The GAO reviewed FEMA’s cost estimation guidance as well as documentation and data on the Public Assistance program through September 2019. It conducted site visits and interviewed FEMA and Puerto Rico officials regarding the status of recovery efforts.
GAO recommends that the Department of Homeland Security: Directorate of Emergency Preparedness and Response: Federal Emergency Management Agency “(1) revise its cost estimating guidance for Public Assistance to more fully adhere to best practices and, (2) develop a repository of current applicable Public Assistance guidance available to all relevant recovery partners in Puerto Rico,” the GAO said.
The accountability agency now expects FEMA to take the relevant actions in response to the recommendations before it provides “updated information.”

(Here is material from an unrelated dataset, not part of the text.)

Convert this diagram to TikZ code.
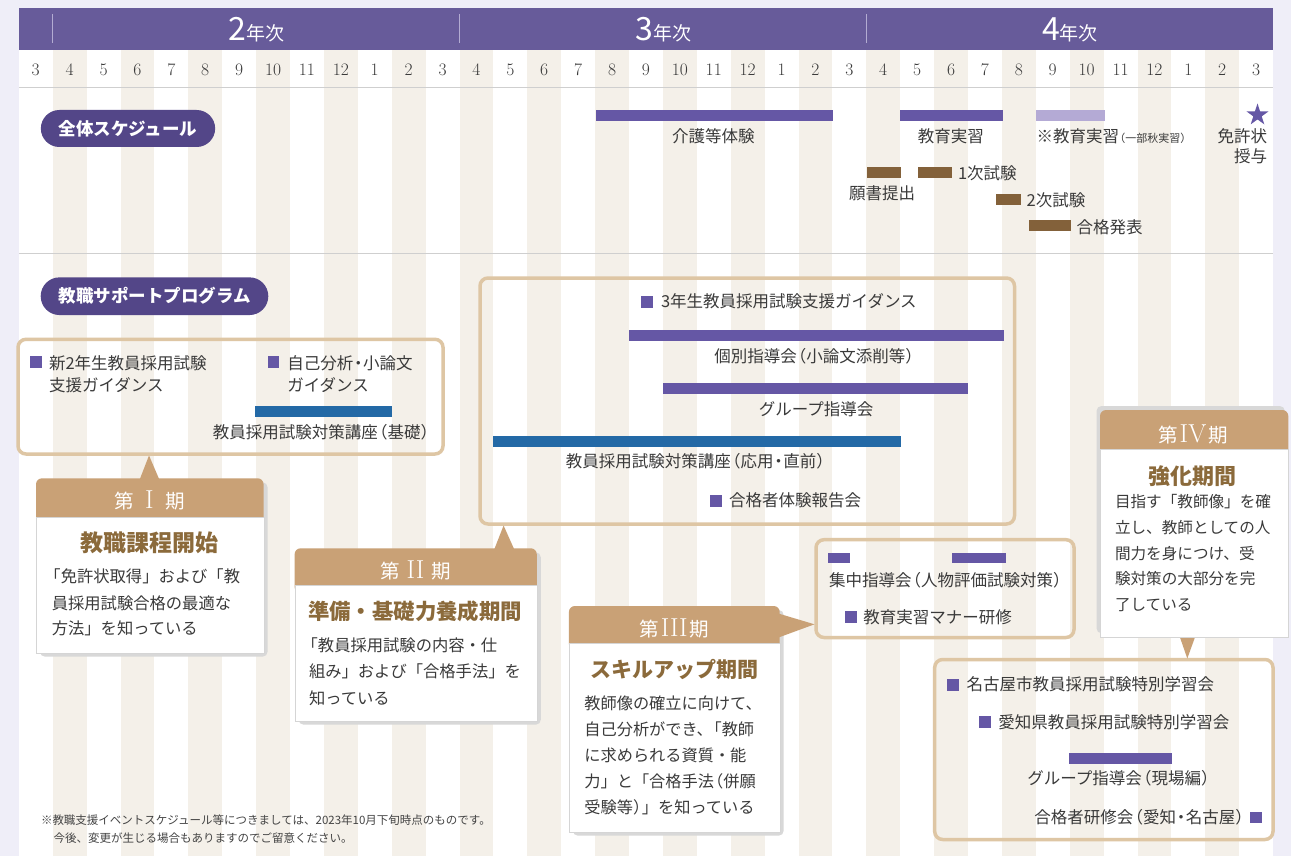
\documentclass[tikz,border=0pt]{standalone}
\usepackage{fontspec}
\newfontfamily\jp{Noto Sans CJK JP}
\usetikzlibrary{shapes.geometric}
\XeTeXinterchartokenstate=1
\XeTeXinterchartoks 1 1 = {\hskip0pt plus 1pt\relax}
\XeTeXinterchartoks 1 2 = {\hskip0pt plus 1pt\relax}
\XeTeXinterchartoks 1 3 = {\hskip0pt plus 1pt\relax}
\XeTeXinterchartoks 2 1 = {\hskip0pt plus 1pt\relax}
\XeTeXinterchartoks 2 2 = {\hskip0pt plus 1pt\relax}
\XeTeXinterchartoks 2 3 = {\hskip0pt plus 1pt\relax}
\XeTeXinterchartoks 3 1 = {\hskip0pt plus 1pt\relax}
\XeTeXinterchartoks 3 2 = {\hskip0pt plus 1pt\relax}
\XeTeXinterchartoks 3 3 = {\hskip0pt plus 1pt\relax}
\newcommand\jlp{\kern-0.42em（}
\newcommand\jrp{）\kern-0.42em}
\newcommand\jst{\kern-0.45em}
\newcommand\jkn{\kern-0.45em}
\newcommand\jdot{\kern-0.2em・\kern-0.2em}
\definecolor{lav}{HTML}{EFEEF8}
\definecolor{hdr}{HTML}{675B9A}
\definecolor{yrsep}{HTML}{B3ACD2}
\definecolor{stripe}{HTML}{F4F0E9}
\definecolor{pillc}{HTML}{534688}
\definecolor{barp}{HTML}{6557A5}
\definecolor{barl}{HTML}{B4AAD5}
\definecolor{barb}{HTML}{83613A}
\definecolor{barblue}{HTML}{2369A6}
\definecolor{boxtan}{HTML}{DEC6A4}
\definecolor{hdrtan}{HTML}{C9A176}
\definecolor{ttlc}{HTML}{8B6A3B}
\definecolor{txt}{HTML}{3A3A3A}
\definecolor{fntxt}{HTML}{444444}
\definecolor{sepc}{HTML}{CFCFCF}
\definecolor{shad}{HTML}{D8D8D8}
\definecolor{cardline}{HTML}{D5D5D5}
\tikzset{
 jpt/.style n args={3}{inner sep=0pt, outer sep=0pt, text=txt, font=\jp\fontsize{#1pt}{#1pt}\selectfont, text height=#2pt, text depth=#3pt},
 lbl/.style={jpt={16.5}{13.7}{1.2}},
 fnote/.style={jpt={11.5}{9.5}{0.8}, text=fntxt, anchor=west},
 mon/.style={inner sep=0pt, text=txt, font=\fontsize{17.5pt}{17.5pt}\selectfont},
 yr/.style={inner sep=0pt, text=white, font=\jp\fontsize{19pt}{19pt}\selectfont, anchor=base},
 pill/.style={jpt={17.5}{14.5}{1.2}, text=white, fill=pillc, font=\jp\bfseries\fontsize{17.5pt}{17.5pt}\selectfont},
 pbox/.style={draw=boxtan, line width=3.5pt, rounded corners=8pt, inner sep=0pt},
 sq/.style={fill=barp, inner sep=0pt, minimum size=11.7pt},
 cardbody/.style={fill=white, draw=cardline, line width=0.6pt, inner sep=0pt, anchor=north west},
 hdrtxt/.style={inner sep=0pt, text=white, font=\jp\fontsize{19.5pt}{19.5pt}\selectfont, anchor=base},
 ttl/.style n args={3}{jpt={#1}{#2}{#3}, text=ttlc, font=\jp\bfseries\fontsize{#1pt}{#1pt}\selectfont},
 ct1/.style={jpt={16.3}{13.5}{1.1}, anchor=west},
 ct2/.style={jpt={16.3}{13.5}{1.1}, anchor=west},
 ct3/.style={jpt={16.2}{13.4}{1.1}, anchor=west},
 ct4/.style={jpt={15.6}{12.9}{1.1}, anchor=west}
}
\begin{document}
\begin{tikzpicture}[x=1pt,y=-1pt]
\useasboundingbox (0,0) rectangle (1291,856);
\fill[lav] (0,0) rectangle (1291,856);
\fill[white] (18.8,8) rectangle (1273.1,856);
% month stripes
\foreach \i in {1,3,...,35} \fill[stripe] ({18.8+\i*33.9},50) rectangle ({52.7+\i*33.9},856);
% header bar
\fill[hdr] (18.8,8) rectangle (1273.1,50);
\foreach \xx in {52.7,459.5,866.3} \draw[yrsep, line width=1.2pt] (\xx,14) -- (\xx,43);
\node[yr] (y2) at (256.3,40.5) {{\fontsize{32pt}{32pt}\selectfont 2}年次};
\node[yr] (y3) at (663.7,40.5) {{\fontsize{32pt}{32pt}\selectfont 3}年次};
\node[yr] (y4) at (1070,40.5) {{\fontsize{32pt}{32pt}\selectfont 4}年次};
% months
\foreach \m [count=\k from 0] in {3,4,5,6,7,8,9,10,11,12,1,2,3,4,5,6,7,8,9,10,11,12,1,2,3,4,5,6,7,8,9,10,11,12,1,2,3}
  \node[mon] (mo\k) at ({18.8+(\k+0.5)*33.9},69.5) {\m};
\draw[sepc, line width=1.5pt] (18.8,87.5) -- (1273.1,87.5);
\draw[sepc, line width=1.5pt] (18.8,253.5) -- (1273.1,253.5);

% ===== overall schedule =====
\node[pill, minimum width=174.3pt, minimum height=37pt, rounded corners=18.5pt] (pl1) at (128,128.5) {全体スケジュール};
\fill[barp] (595.7,110) rectangle (832.7,121);
\node[lbl] (s1) at (713.3,136) {介護等体験};
\fill[barp] (900,110) rectangle (1002.7,121);
\node[lbl] (s2) at (950.8,136) {教育実習};
\fill[barl] (1035.7,110) rectangle (1105,121);
\node[lbl, anchor=west] (s3) at (1036.5,136) {※教育実習{\fontsize{11pt}{11pt}\selectfont\jlp 一部秋実習\jrp}};
\node[star, star points=5, star point ratio=2.6, fill=barp, minimum size=23pt, inner sep=0pt] (st) at (1257.5,115) {};
\node[lbl, anchor=east] (s4) at (1267,136.5) {免許状};
\node[lbl, anchor=east] (s5) at (1267,156) {授与};
\fill[barb] (866.7,167) rectangle (900.7,178);
\node[lbl] (s6) at (882,193) {願書提出};
\fill[barb] (917.7,167) rectangle (951.7,178);
\node[lbl, anchor=west] (s7) at (958,173) {1次試験};
\fill[barb] (995.7,194) rectangle (1020.7,204.5);
\node[lbl, anchor=west] (s8) at (1026.7,200) {2次試験};
\fill[barb] (1029,220) rectangle (1070.7,230.7);
\node[lbl, anchor=west] (s9) at (1076.7,227) {合格発表};

% ===== support program =====
\node[pill, minimum width=227.6pt, minimum height=37.7pt, rounded corners=18.8pt] (pl2) at (154.5,296.2) {教職サポートプログラム};

% box 1
\node[pbox, minimum width=425pt, minimum height=114.7pt] (b1) at (230.5,396.65) {};
\node[sq] (q1) at (35.8,361.8) {};
\node[lbl, anchor=west] (t1a) at (49,363) {新2年生教員採用試験};
\node[lbl, anchor=west] (t1b) at (49,385) {支援ガイダンス};
\node[sq] (q2) at (273.5,362) {};
\node[lbl, anchor=west] (t2a) at (287.3,363) {自己分析\jdot 小論文};
\node[lbl, anchor=west] (t2b) at (287.3,385) {ガイダンス};
\fill[barblue] (255.3,405.7) rectangle (391.7,416.7);
\node[lbl] (t3) at (321.5,432) {教員採用試験対策講座\jlp 基礎\jrp};

% box 2
\node[pbox, minimum width=534.5pt, minimum height=246pt] (b2) at (747.25,401) {};
\node[sq] (q3) at (646.8,301.8) {};
\node[lbl, anchor=west] (t4) at (661,301.7) {3年生教員採用試験支援ガイダンス};
\fill[barp] (629,330) rectangle (1004,340.7);
\node[lbl] (t5) at (814.6,356.7) {個別指導会\jlp 小論文添削等\jrp};
\fill[barp] (662.9,383.3) rectangle (967.5,394);
\node[lbl] (t6) at (816,409) {グループ指導会};
\fill[barblue] (492.5,436) rectangle (901,446.7);
\node[lbl] (t7) at (696,461.7) {教員採用試験対策講座\jlp 応用\jdot 直前\jrp};
\node[sq] (q4) at (715.9,500.8) {};
\node[lbl, anchor=west] (t8) at (729,500.7) {合格者体験報告会};

% box 3
\node[pbox, minimum width=258pt, minimum height=97.8pt] (b3) at (945,588.6) {};
\fill[barp] (828.2,553.3) rectangle (849.6,563.3);
\fill[barp] (951.9,553.3) rectangle (1005.6,563.3);
\node[lbl, anchor=west] (t9) at (829,580) {集中指導会\jlp 人物評価試験対策\jrp};
\node[sq] (q5) at (851,617.3) {};
\node[lbl, anchor=west] (t10) at (863.4,617) {教育実習マナー研修};

% box 4
\node[pbox, minimum width=338.3pt, minimum height=180pt] (b4) at (1103.85,749.5) {};
\node[sq] (q6) at (953.2,684.7) {};
\node[lbl, anchor=west] (t11) at (966.7,684.3) {名古屋市教員採用試験特別学習会};
\node[sq] (q7) at (985,722) {};
\node[lbl, anchor=west] (t12) at (998.3,722) {愛知県教員採用試験特別学習会};
\fill[barp] (1069,753.3) rectangle (1171.7,764);
\node[lbl] (t13) at (1119,778.3) {グループ指導会\jlp 現場編\jrp};
\node[lbl, anchor=east] (t14) at (1245,817.5) {合格者研修会\jlp 愛知\jdot 名古屋\jrp};
\node[sq] (q8) at (1255.8,817.5) {};

% ===== Phase I =====
\fill[shad, rounded corners=5pt] (40,482.3) rectangle (267.6,656.7);
\fill[hdrtan] (149,455.5) -- (139.5,480) -- (159.5,480) -- cycle;
\fill[hdrtan, rounded corners=6pt] (36,478.3) rectangle (263.6,525);
\node[cardbody, minimum width=227.6pt, minimum height=136pt] (p1) at (36,516.7) {};
\node[hdrtxt] (p1h) at (149.5,508.5) {\makebox[71pt][s]{第\hfil{\rmfamily\fontsize{26pt}{26pt}\selectfont I}\hfil 期}};
\node[ttl={23}{19.1}{1.6}] (p1t) at (149,543) {教職課程開始};
\node[ct1] (p1a) at (51.8,576.7) {\makebox[196pt][s]{\jst「免許状取得」および「教}};
\node[ct1] (p1b) at (51.8,603) {\makebox[196pt][s]{員採用試験合格の最適な}};
\node[ct1] (p1c) at (51.8,628) {方法」を知っている};

% ===== Phase II =====
\fill[shad, rounded corners=5pt] (298.6,552.3) rectangle (540.8,724.7);
\fill[hdrtan] (503.6,525.5) -- (494,550) -- (514.5,550) -- cycle;
\fill[hdrtan, rounded corners=6pt] (294.6,548.3) rectangle (536.8,593);
\node[cardbody, minimum width=242.2pt, minimum height=135.7pt] (p2) at (294.6,585) {};
\node[hdrtxt] (p2h) at (415.5,578) {\makebox[71pt][s]{第\hfil{\rmfamily\fontsize{26pt}{26pt}\selectfont II}\hfil 期}};
\node[ttl={21.4}{17.8}{1.5}] (p2t) at (415,611.7) {準備・基礎力養成期間};
\node[ct2] (p2a) at (309,645) {\makebox[213pt][s]{\jst「教員採用試験の内容・仕}};
\node[ct2] (p2b) at (309,671.7) {\makebox[213pt][s]{組み」および「合格手法」を}};
\node[ct2] (p2c) at (309,698.3) {知っている};

% ===== Phase III =====
\fill[shad, rounded corners=5pt] (572.9,610) rectangle (783.7,835.7);
\fill[hdrtan] (814.5,624.3) -- (772,611.6) -- (772,639.9) -- cycle;
\fill[hdrtan, rounded corners=6pt] (568.9,606) rectangle (779.7,650);
\node[cardbody, minimum width=210.8pt, minimum height=189pt] (p3) at (568.9,642.7) {};
\node[hdrtxt] (p3h) at (674.3,636) {\makebox[70pt][s]{第\hfil{\rmfamily\fontsize{26pt}{26pt}\selectfont III}\hfil 期}};
\node[ttl={21}{17.4}{1.5}] (p3t) at (674,670) {スキルアップ期間};
\node[ct3] (p3a) at (584.4,703.3) {\makebox[181pt][s]{教師像の確立に向けて、}};
\node[ct3] (p3b) at (584.4,729.3) {\makebox[181pt][s]{自己分析ができ、\jkn「教師}};
\node[ct3] (p3c) at (584.4,755.7) {\makebox[181pt][s]{に求められる資質・能}};
\node[ct3] (p3d) at (584.4,781.7) {\makebox[181pt][s]{力」と「合格手法\jlp 併願}};
\node[ct3] (p3e) at (584.4,807.3) {受験等）\jkn」を知っている};

% ===== Phase IV =====
\fill[shad, rounded corners=5pt] (1096.5,406) rectangle (1284.8,633.3);
\fill[hdrtan] (1187.3,658.5) -- (1177.4,630) -- (1197.6,630) -- cycle;
\fill[hdrtan, rounded corners=6pt] (1100,410) rectangle (1288.3,457);
\node[cardbody, minimum width=188.3pt, minimum height=188pt] (p4) at (1100,449.3) {};
\node[hdrtxt] (p4h) at (1193,442.5) {\makebox[70pt][s]{第\hfil{\rmfamily\fontsize{26pt}{26pt}\selectfont IV}\hfil 期}};
\node[ttl={22}{18.3}{1.5}] (p4t) at (1192.5,476) {強化期間};
\node[ct4] (p4a) at (1115,501.7) {\makebox[157pt][s]{目指す「教師像」を確}};
\node[ct4] (p4b) at (1115,527.7) {\makebox[157pt][s]{立し、教師としての人}};
\node[ct4] (p4c) at (1115,553.3) {\makebox[157pt][s]{間力を身につけ、受}};
\node[ct4] (p4d) at (1115,579) {\makebox[157pt][s]{験対策の大部分を完}};
\node[ct4] (p4e) at (1115,605) {了している};

% footnote
\node[fnote] (f1) at (41,820) {※教職支援イベントスケジュール等につきましては、2023年10月下旬時点のものです。};
\node[fnote] (f2) at (53.6,838.3) {今後、変更が生じる場合もありますのでご留意ください。};
\end{tikzpicture}
\end{document}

In a summary of its report, the GAO says that as of Sept. 30, 2019, FEMA had obligated nearly $6 billion in Public Assistance grants to Puerto Rico for 1,558 projects since the September 2017 hurricanes. Of this $6 billion, $5.1 billion was obligated for emergency work projects such as debris removal and temporary power restoration. However, FEMA and Puerto Rico faced challenges in developing long-term, permanent work projects under the Public Assistance program.

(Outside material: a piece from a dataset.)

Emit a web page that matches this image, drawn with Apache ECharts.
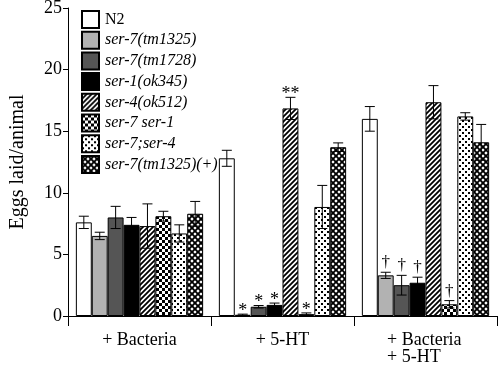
<!DOCTYPE html>
<html><head><meta charset="utf-8">
<script src="https://cdn.jsdelivr.net/npm/echarts@6/dist/echarts.min.js"></script>
<style>html,body{margin:0;padding:0;background:#fff}#c{width:498px;height:366px}</style>
</head><body><div id="c"></div>
<script>
var categories = ['+ Bacteria', '+ 5-HT', '+ Bacteria\n+ 5-HT'];
var seriesNames = ['N2', 'ser-7(tm1325)', 'ser-7(tm1728)', 'ser-1(ok345)', 'ser-4(ok512)', 'ser-7 ser-1', 'ser-7;ser-4', 'ser-7(tm1325)(+)'];
var yTicks = [0, 5, 10, 15, 20, 25];
// values per series: [+Bacteria, +5-HT, +Bacteria +5-HT]
var vN2       = [7.6, 12.8, 16.0];
var vTm1325   = [6.5, 0.1, 3.3];
var vTm1728   = [8.0, 0.75, 2.5];
var vSer1     = [7.4, 0.9, 2.7];
var vSer4     = [7.3, 16.85, 17.35];
var vSer7Ser1 = [8.1, 0.15, 0.95];
var vSer7Ser4 = [6.7, 8.85, 16.2];
var vRescue   = [8.3, 13.7, 14.1];
// standard errors
var eN2       = [0.5, 0.65, 1.0];
var eTm1325   = [0.3, 0.05, 0.25];
var eTm1728   = [0.9, 0.1, 0.8];
var eSer1     = [0.6, 0.15, 0.45];
var eSer4     = [1.8, 0.9, 1.35];
var eSer7Ser1 = [0.4, 0.1, 0.3];
var eSer7Ser4 = [0.7, 1.75, 0.3];
var eRescue   = [1.0, 0.35, 1.45];
// significance marks
var mN2       = ['', '', ''];
var mTm1325   = ['', '*', '\u2020'];
var mTm1728   = ['', '*', '\u2020'];
var mSer1     = ['', '*', '\u2020'];
var mSer4     = ['', '**', ''];
var mSer7Ser1 = ['', '*', '\u2020'];
var mSer7Ser4 = ['', '', ''];
var mRescue   = ['', '', ''];

var values = [vN2, vTm1325, vTm1728, vSer1, vSer4, vSer7Ser1, vSer7Ser4, vRescue];
var errors = [eN2, eTm1325, eTm1728, eSer1, eSer4, eSer7Ser1, eSer7Ser4, eRescue];
var marks  = [mN2, mTm1325, mTm1728, mSer1, mSer4, mSer7Ser1, mSer7Ser4, mRescue];

var SERIF = '"Liberation Serif", "Times New Roman", serif';
function tile(w, h, draw) {
  var c = document.createElement('canvas'); c.width = w; c.height = h;
  var g = c.getContext('2d'); draw(g); return {image: c, repeat: 'repeat'};
}
var fills = [
  '#ffffff',
  '#b2b2b2',
  '#555555',
  '#000000',
  tile(5, 5, function (g) {
    g.fillStyle = '#fff'; g.fillRect(0, 0, 5, 5);
    g.strokeStyle = '#000'; g.lineWidth = 1.8;
    g.beginPath(); g.moveTo(-1, 6); g.lineTo(6, -1);
    g.moveTo(-1, 1); g.lineTo(1, -1); g.moveTo(4, 6); g.lineTo(6, 4); g.stroke();
  }),
  tile(6, 6, function (g) {
    g.fillStyle = '#fff'; g.fillRect(0, 0, 6, 6);
    g.fillStyle = '#000'; g.fillRect(0, 0, 3, 3); g.fillRect(3, 3, 3, 3);
  }),
  tile(6, 6, function (g) {
    g.fillStyle = '#fff'; g.fillRect(0, 0, 6, 6);
    g.fillStyle = '#000'; g.fillRect(0, 0, 2, 2); g.fillRect(3, 3, 2, 2);
  }),
  tile(6, 6, function (g) {
    g.fillStyle = '#fff'; g.fillRect(0, 0, 6, 6);
    g.strokeStyle = '#000'; g.lineWidth = 1.9;
    g.beginPath();
    g.moveTo(-1, 7); g.lineTo(7, -1); g.moveTo(-1, 1); g.lineTo(1, -1); g.moveTo(5, 7); g.lineTo(7, 5);
    g.moveTo(-1, -1); g.lineTo(7, 7); g.moveTo(-1, 5); g.lineTo(1, 7); g.moveTo(5, -1); g.lineTo(7, 1);
    g.stroke();
  })
];

var GAP = 0.11;
var series = seriesNames.map(function (n, i) {
  return {
    name: n, type: 'bar', data: values[i], barGap: 0, barCategoryGap: (GAP * 100) + '%',
    itemStyle: {color: fills[i], borderColor: '#000', borderWidth: 1}
  };
});
var errData = [];
values.forEach(function (arr, s) {
  arr.forEach(function (v, c) { errData.push([c, s, v, errors[s][c], marks[s][c]]); });
});
series.push({
  type: 'custom', data: errData, z: 5, silent: true,
  renderItem: function (params, api) {
    var c = api.value(0), s = api.value(1), v = api.value(2), e = api.value(3);
    var mk = errData[params.dataIndex][4];
    var bandW = api.size([1, 0])[0];
    var bw = bandW * (1 - GAP) / 8;
    var center = api.coord([c, v]);
    var x = center[0] + (s - 3.5) * bw;
    var yTop = api.coord([c, v + e])[1];
    var yBot = api.coord([c, Math.max(0, v - e)])[1];
    var cap = 5;
    var kids = [
      {type: 'line', shape: {x1: x, y1: yTop, x2: x, y2: yBot}, style: {stroke: '#000', lineWidth: 1}},
      {type: 'line', shape: {x1: x - cap, y1: yTop, x2: x + cap, y2: yTop}, style: {stroke: '#000', lineWidth: 1}},
      {type: 'line', shape: {x1: x - cap, y1: yBot, x2: x + cap, y2: yBot}, style: {stroke: '#000', lineWidth: 1}}
    ];
    if (mk) {
      var dag = mk === '\u2020';
      kids.push({type: 'text', style: {
        text: mk, x: x, y: yTop - (dag ? 1 : -6), align: 'center', verticalAlign: 'bottom',
        font: (dag ? '17px ' : '18px ') + SERIF, fill: '#000'
      }});
    }
    return {type: 'group', children: kids};
  }
});

var legendData = seriesNames.map(function (n, i) {
  return i === 0 ? {name: n, textStyle: {fontStyle: 'normal'}} : {name: n};
});

var chart = echarts.init(document.getElementById('c'), null, {renderer: 'canvas'});
chart.setOption({
  animation: false,
  backgroundColor: '#fff',
  grid: {left: 68, right: 1, top: 8, bottom: 50, containLabel: false, outerBoundsMode: 'none'},
  legend: {
    data: legendData, orient: 'vertical', left: 76, top: 5,
    itemWidth: 17, itemHeight: 17, itemGap: 1.7, icon: 'rect',
    textStyle: {fontFamily: SERIF, fontSize: 16, lineHeight: 17, fontStyle: 'italic', color: '#000', padding: [0, 0, 0, 1]}
  },
  xAxis: {
    type: 'category', data: categories,
    axisLine: {lineStyle: {color: '#000', width: 1}},
    axisTick: {show: true, length: 10, lineStyle: {color: '#000'}},
    axisLabel: {
      color: '#000', fontFamily: SERIF, fontSize: 18, margin: 16, lineHeight: 17,
      formatter: function (v) {
        if (v.indexOf('\n') < 0) return v;
        return v.split('\n').map(function (s) { return '{l|' + s + '}'; }).join('\n');
      },
      rich: {l: {width: 77, align: 'left', fontSize: 18, lineHeight: 17, fontFamily: SERIF, color: '#000'}}
    }
  },
  yAxis: {
    type: 'value', min: 0, max: 25, interval: 5,
    name: 'Eggs laid/animal', nameLocation: 'middle', nameGap: 40,
    nameTextStyle: {color: '#000', fontFamily: SERIF, fontSize: 20},
    axisLine: {show: true, lineStyle: {color: '#000'}},
    axisTick: {show: true, length: 5, lineStyle: {color: '#000'}},
    axisLabel: {color: '#000', fontFamily: SERIF, fontSize: 18, margin: 6,
      formatter: function (v) { return yTicks.indexOf(v) >= 0 ? String(v) : ''; }},
    splitLine: {show: false}
  },
  series: series
});
</script></body></html>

Both parties must agree to fixed cost estimates for these projects before work can begin. FEMA and Puerto Rico had approved fixed cost estimates for 19 projects as of September last year, out of 9,344 damaged sites in Puerto Rico, such as schools, hospitals, and roads. FEMA and Puerto Rico have recently taken actions, including extending the deadline for fixed cost estimates, to address these challenges. However, it is too soon to assess the impact of these actions, the GAO said.
“FEMA has adapted its Public Assistance cost estimating guidance to accurately reflect costs in Puerto Rico but could improve the guidance to further enhance its reliability,” the GAO wrote, adding it “found that FEMA’s guidance substantially or fully met best practices for nine of 12 steps included in the GAO Cost Estimating and Assessment Guide, such as documenting and defining the purpose of the estimate. However, FEMA could improve the guidance in three areas, including analyzing risks and future uncertainties that could affect these estimates.”

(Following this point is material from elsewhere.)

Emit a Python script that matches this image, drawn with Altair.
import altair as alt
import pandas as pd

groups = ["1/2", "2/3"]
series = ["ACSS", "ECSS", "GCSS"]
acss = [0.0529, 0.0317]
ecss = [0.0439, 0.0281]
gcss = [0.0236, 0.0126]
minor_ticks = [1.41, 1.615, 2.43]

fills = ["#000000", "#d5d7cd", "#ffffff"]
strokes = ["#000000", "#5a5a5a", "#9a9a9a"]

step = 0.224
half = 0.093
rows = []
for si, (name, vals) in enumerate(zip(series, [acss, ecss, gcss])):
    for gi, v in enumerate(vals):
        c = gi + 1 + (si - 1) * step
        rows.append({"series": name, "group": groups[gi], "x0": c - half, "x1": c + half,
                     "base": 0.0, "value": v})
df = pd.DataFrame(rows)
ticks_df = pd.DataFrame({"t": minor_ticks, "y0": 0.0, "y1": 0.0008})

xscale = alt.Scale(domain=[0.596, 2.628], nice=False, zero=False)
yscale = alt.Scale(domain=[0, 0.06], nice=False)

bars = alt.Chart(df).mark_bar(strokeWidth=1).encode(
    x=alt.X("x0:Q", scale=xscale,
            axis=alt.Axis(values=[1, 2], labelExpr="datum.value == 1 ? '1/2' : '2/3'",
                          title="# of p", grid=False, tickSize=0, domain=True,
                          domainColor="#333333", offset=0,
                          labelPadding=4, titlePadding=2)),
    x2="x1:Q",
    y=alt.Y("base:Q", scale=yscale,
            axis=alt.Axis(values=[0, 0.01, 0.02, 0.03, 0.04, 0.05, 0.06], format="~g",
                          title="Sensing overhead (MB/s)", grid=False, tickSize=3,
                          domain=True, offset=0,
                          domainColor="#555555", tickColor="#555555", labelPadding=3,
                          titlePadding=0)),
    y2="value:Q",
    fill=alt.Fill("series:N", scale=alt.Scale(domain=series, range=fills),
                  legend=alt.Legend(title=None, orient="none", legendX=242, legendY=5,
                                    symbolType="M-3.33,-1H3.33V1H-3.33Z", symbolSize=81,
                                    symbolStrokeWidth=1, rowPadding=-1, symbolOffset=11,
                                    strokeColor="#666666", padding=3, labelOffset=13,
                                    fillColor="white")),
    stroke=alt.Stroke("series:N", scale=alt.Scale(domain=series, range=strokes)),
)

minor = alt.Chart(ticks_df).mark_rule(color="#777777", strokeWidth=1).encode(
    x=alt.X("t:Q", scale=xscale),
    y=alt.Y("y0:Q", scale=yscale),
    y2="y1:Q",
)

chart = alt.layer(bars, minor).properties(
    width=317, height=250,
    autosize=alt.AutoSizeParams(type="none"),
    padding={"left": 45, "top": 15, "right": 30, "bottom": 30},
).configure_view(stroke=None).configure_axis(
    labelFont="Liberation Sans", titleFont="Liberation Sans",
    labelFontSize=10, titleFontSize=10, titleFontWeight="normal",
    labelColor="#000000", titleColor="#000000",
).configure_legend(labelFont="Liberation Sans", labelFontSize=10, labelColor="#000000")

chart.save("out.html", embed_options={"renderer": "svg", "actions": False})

FEMA has developed Public Assistance policies and guidance to respond to the recovery conditions in Puerto Rico. However, Puerto Rico government officials GAO spoke with stated that they were not always certain about how to proceed in accordance with FEMA policy because they did not consistently understand what guidance was in effect.
“Further, FEMA does not maintain a repository of Public Assistance guidance available to all recovery partners that includes current applicable guidance. Without real time access to current applicable guidance, recovery partners risk using guidance that has been revised or replaced,” the GAO said.